President Trump is doing what he was elected to do: disrupt the status quo. That scares the heck out of those who have controlled Washington for decades, but for millions of Americans, their confusion is great fun to watch.

It’s strange but Cruz-y that everything there is couched in terms of pwning the elites, up to and including Trump’s actual policy achievements. He could have written a straightforward appreciation for what Trump has accomplished so far but even the value of a peace deal with North Korea seems to lie in making blow-dried idiots on cable news look foolish. Very populist, baby. Very on-brand.

But no one believes Cruz was eager to write this piece. Trump isn’t a buddy or a conservative comrade-in-arms like Mike Lee, he’s the guy who beat Cruz two years ago and insulted his wife, smeared his father, and repeatedly called him a liar in doing so. For all of his heavy breathing about throwing flash-bang grenades into Washington, the only conclusion Cruz could reach on a national stage at the GOP convention in 2016 was that people should vote their consciences. And so the question must be asked: Why did Cruz accept Time’s invitation to write the Trump essay?

Every move he makes politically is carefully calculated but I don’t understand the calculation in this case. He’s up for reelection this fall, sure, but (a) no one thinks an essay in Time will matter in his Senate bid and (b) even if it did matter, Trump’s numbers in Texas are soft enough that praising him might not have the effect Cruz might anticipate on his own popularity. If he wrote it to pander to Trump fans, surely there are more obvious ways to do that than to pen an essay for Time’s not-very-populist readership. One 10-minute segment on “Hannity” backpatting POTUS would have earned more goodwill from Trumpers than this will. Even the usual theory for Republican pols cuddling up to Trump in media, that they’re performing for an “audience of one,” doesn’t make sense. Cruz isn’t on bad terms with Trump and doesn’t need his active support this fall. He could have passed on the essay and lost nothing from the White House.

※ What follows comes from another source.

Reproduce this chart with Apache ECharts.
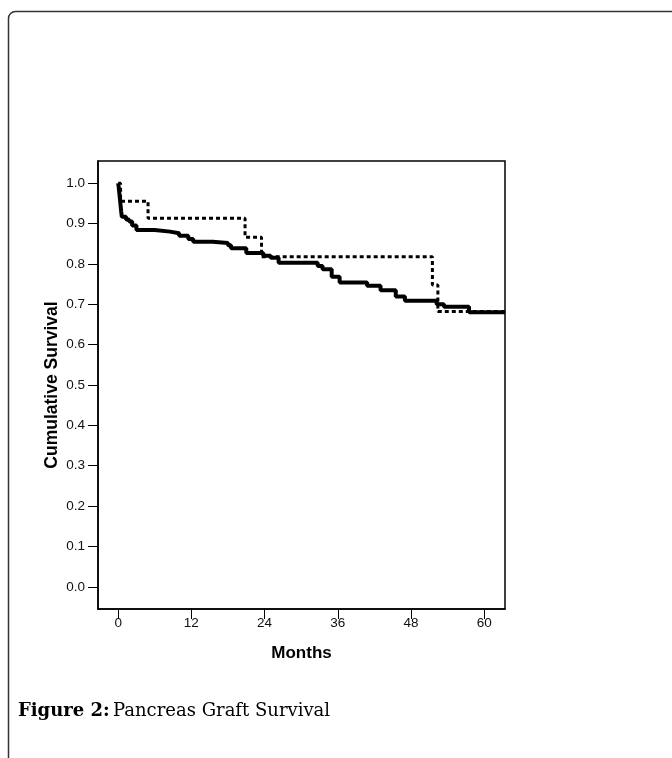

So he gained little by writing it, and meanwhile he’s getting destroyed by critics for kissing the ass of a guy who belittled and humiliated him repeatedly two years ago. Mika Brzezinski’s reply is representative of the heat he’s taking:

She forgot the time that Trump’s fans at the National Enquirer ran a highly dubious (and highly ironic in hindsight) expose during the primaries essentially accusing Cruz of being a serial philanderer. Thanks to Karen McDougal and Dino Sajudin, the extent to which the Enquirer has quietly colluded with Trump and Michael Cohen to help POTUS politically has been a hot topic in the newspapers lately. People seem to have forgotten the “affair” hit piece on Cruz that the Enquirer ran two years ago, but I guarantee you that Cruz didn’t. Yet here he is in Time fawning over The Human Flash-Bang Grenade.

My best guess as to Cruz’s angle here is that the strategizing for 2024 has already begun. Someone’s going to inherit the Trump base. Cruz, who had spent two years maneuvering to be the great populist hope in 2016 before Trump dove into the race, thinks he can be the great populist hope again. Getting his name linked to Trump’s in a high-profile spread like Time’s “Most Influential” list is something he can point back to in a few years to show Trumpers that he “got” Trump’s appeal from the start. That would also explain why his essay strains so mightily to frame everything, including detente with North Korea, in terms of sticking it to the media, Hollywood, and other populist enemies.

And yet even that doesn’t entirely add up. Benjy Sarlin is undoubtedly right about this:

It’s all too easy to imagine Cruz doing the “conservatism lost its way” shtick after Trump and yet that would be hugely dangerous to his bid to earn the support of Trump’s base, who’ll have choices in the field (starting with Mike Pence) who’ll know better than to speak any ill of the great man. All I can figure is that Cruz thinks he can pull off some sort of synthesis of Trumpism and conservatism, being careful to praise Trump personally — that’s the point of today’s essay — while gently calling for a turn towards more conservative policies circa 2024. Unless Cruz is planning to jettison conservatism entirely and embrace populism full-fold in the interest of winning the next open nomination, and I wouldn’t rule that out, it’s not too early to start laying the groundwork for a synthesis now. That begins with banking brownie points with Trump voters whenever an easy opportunity presents itself, no matter how humiliating.

Exit question: What does Cruz mean when he writes that Trump “fought to bring back jobs and industries to our shores”? Is a little protectionism creeping into the Cruz worldview?